[B] Discovering and Recommending Relevant Audio and Videos

Master Assignment

[B] Discovering and Recommending Relevant Audio and Videos

Type: Master EE/CS/ITC

Period: TBD

Student: (Unassigned)

If you are interested please contact :

Background:

Music is an essential component in the majority of the media that we daily consume. For example, soundtracks in films, background music in YouTube videos, or audio snippets in social media posts. Across all these mediums, the selection of the right music can be difficult as it needs to match both the themes of the videos as well as the scene within the video itself. Thus, an automated tool that can recommend relevant music can provide a simple solution to both professional as well as amateur editors. The inverse of the task also presents interest, as music artists may require video footage to find videos that can artistically match the music playing.
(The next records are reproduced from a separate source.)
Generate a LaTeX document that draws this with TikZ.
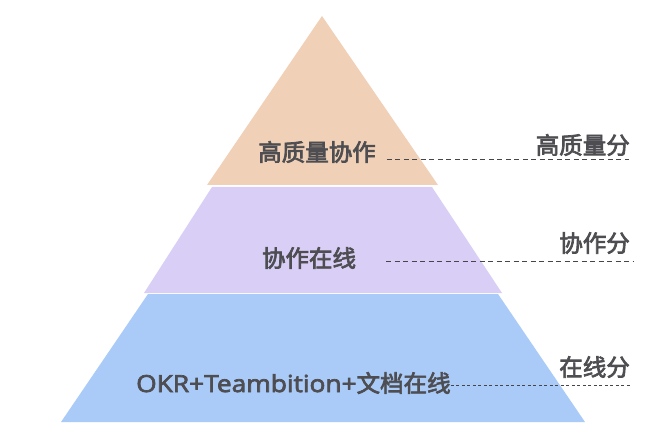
\documentclass[tikz,border=0pt]{standalone}
\usepackage{fontspec}
\setmainfont{Noto Sans CJK SC}[FakeBold=3]
\newfontfamily\latf{Open Sans}[FakeStretch=1.12, FakeBold=3]
\definecolor{peach}{RGB}{240,208,182}
\definecolor{lav}{RGB}{217,206,245}
\definecolor{sky}{RGB}{170,203,248}
\definecolor{txt}{RGB}{78,78,82}
\definecolor{dashc}{RGB}{70,70,74}
\tikzset{
  lbl/.style={inner sep=0pt, text=txt, font=\fontsize{23.5}{26}\selectfont},
  dashA/.style={draw=dashc, line width=1pt, dash pattern=on 5pt off 3.5pt},
  dashB/.style={draw=dashc, line width=0.9pt, dash pattern=on 3pt off 2.5pt},
}
\begin{document}
\begin{tikzpicture}[x=1pt,y=-1pt]
\useasboundingbox (0,0) rectangle (669,438);
% layers
\fill[peach] (322,16) -- (438,185) -- (207,185) -- cycle;
\fill[lav] (212,187) -- (432,187) -- (502,293) -- (144,293) -- cycle;
\fill[sky] (148,294) -- (498,294) -- (585,422) -- (61,422) -- cycle;
% inner labels
\node[lbl] (t1) at (317,152) {高质量协作};
\node[lbl] (t2) at (309,258) {协作在线};
\node[lbl, anchor=west] (t3) at (136,383) {{\latf OKR+Teambition+}文档在线};
% right labels
\node[lbl, anchor=east] (r1) at (630,145) {高质量分};
\node[lbl, anchor=east] (r2) at (630,243) {协作分};
\node[lbl, anchor=east] (r3) at (630,367) {在线分};
% dashed leaders
\coordinate (e1) at (629,160);
\coordinate (e2) at (633,262);
\coordinate (e3) at (632,385);
\draw[dashA] ([xshift=11pt]t1.east |- e1) -- (e1);
\draw[dashA] ([xshift=30pt]t2.east |- e2) -- (e2);
\draw[dashB] (t3.east |- e3) -- (e3);
\end{tikzpicture}
\end{document}
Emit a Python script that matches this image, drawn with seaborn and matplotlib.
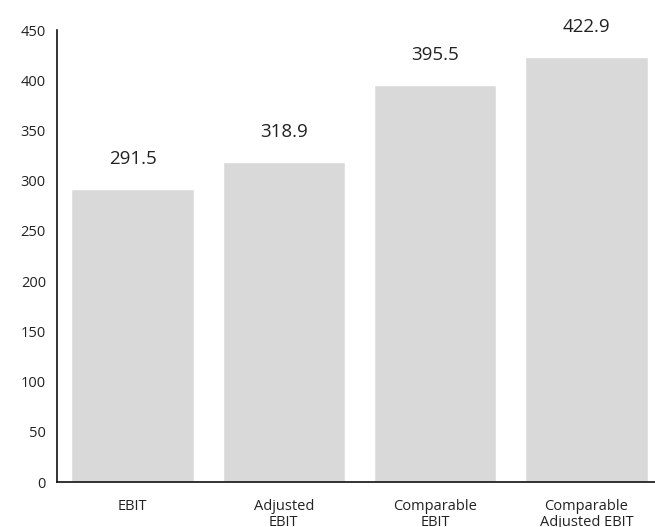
import matplotlib
matplotlib.use("Agg")
import matplotlib.pyplot as plt
import seaborn as sns
import pandas as pd

categories = ["EBIT", "Adjusted\nEBIT", "Comparable\nEBIT", "Comparable\nAdjusted EBIT"]
values = [291.5, 318.9, 395.5, 422.9]
y_ticks = [0, 50, 100, 150, 200, 250, 300, 350, 400, 450]

sns.set_theme(style="white")
plt.rcParams["font.family"] = ["Open Sans", "DejaVu Sans"]

df = pd.DataFrame({"metric": categories, "value": values})

fig = plt.figure(figsize=(6.55, 5.27), dpi=100)
ax = fig.add_axes([57 / 655, 45 / 527, 605 / 655, 452 / 527])

sns.barplot(data=df, x="metric", y="value", color="#d9d9d9", width=0.81,
            saturation=1, ax=ax)

for i, v in enumerate(values):
    ax.annotate(f"{v:.1f}", (i, v), xytext=(0, 15), textcoords="offset points",
                ha="center", va="bottom", fontsize=13.5, color="#222222")

ax.set_xlim(-0.5, 3.5)
ax.set_ylim(0, 450)
ax.set_yticks(y_ticks)
ax.set_xlabel("")
ax.set_ylabel("")
ax.tick_params(axis="both", length=0, colors="#222222")
ax.tick_params(axis="y", pad=8, labelsize=10.5)
ax.tick_params(axis="x", pad=12, labelsize=10.5)
for lbl in ax.get_xticklabels():
    lbl.set_linespacing(1.1)

for side in ["top", "right"]:
    ax.spines[side].set_visible(False)
for side in ["left", "bottom"]:
    ax.spines[side].set_color("#111111")
    ax.spines[side].set_linewidth(1.2)

fig.savefig("out.png", dpi=100)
Audio and video have a physical correspondence as they are both signals transmitted over time. However, discovering semantic associations between them needs to go beyond their physical attributes. The interplay of the factors that are crucial of associating audio with video are important for understanding and exploring their relations.

Objectives:

You will develop a model that can learns context from audio and video and explores relations between the two modalities. The objectives also include a detailed analysis to give insights as to the level that the correspondence is learned.

Your profile:

You are a graduate student with a fair experience in Computer Vision and Machine Learning. You should be a capable programmer with prior experience of using ML packages (e.g. pytorch). Part of the project requires critical thinking and exploring new directions for both encoding video and audio, so you will also have the opportunity to go beyond current approaches.

Related works:

  1. Surís, D., Vondrick, C., Russell, B. and Salamon, J., 2022. It's Time for Artistic Correspondence in Music and Video. In Proceedings of the IEEE/CVF Conference on Computer Vision and Pattern Recognition (pp. 10564-10574).
  2. Zhuo, L., Wang, Z., Wang, B., Liao, Y., Bao, C., Peng, S., Han, S., Zhang, A., Fang, F. and Liu, S., 2023. Video background music generation: Dataset, method and evaluation. In Proceedings of the IEEE/CVF International Conference on Computer Vision (pp. 15637-15647).
  3. McKee, D., Salamon, J., Sivic, J. and Russell, B., 2023. Language-Guided Music Recommendation for Video via Prompt Analogies. In Proceedings of the IEEE/CVF Conference on Computer Vision and Pattern Recognition (pp. 14784-14793).
  4. Su, K., Li, J.Y., Huang, Q., Kuzmin, D., Lee, J., Donahue, C., Sha, F., Jansen, A., Wang, Y., Verzetti, M. and Denk, T., 2024. V2Meow: Meowing to the Visual Beat via Video-to-Music Generation.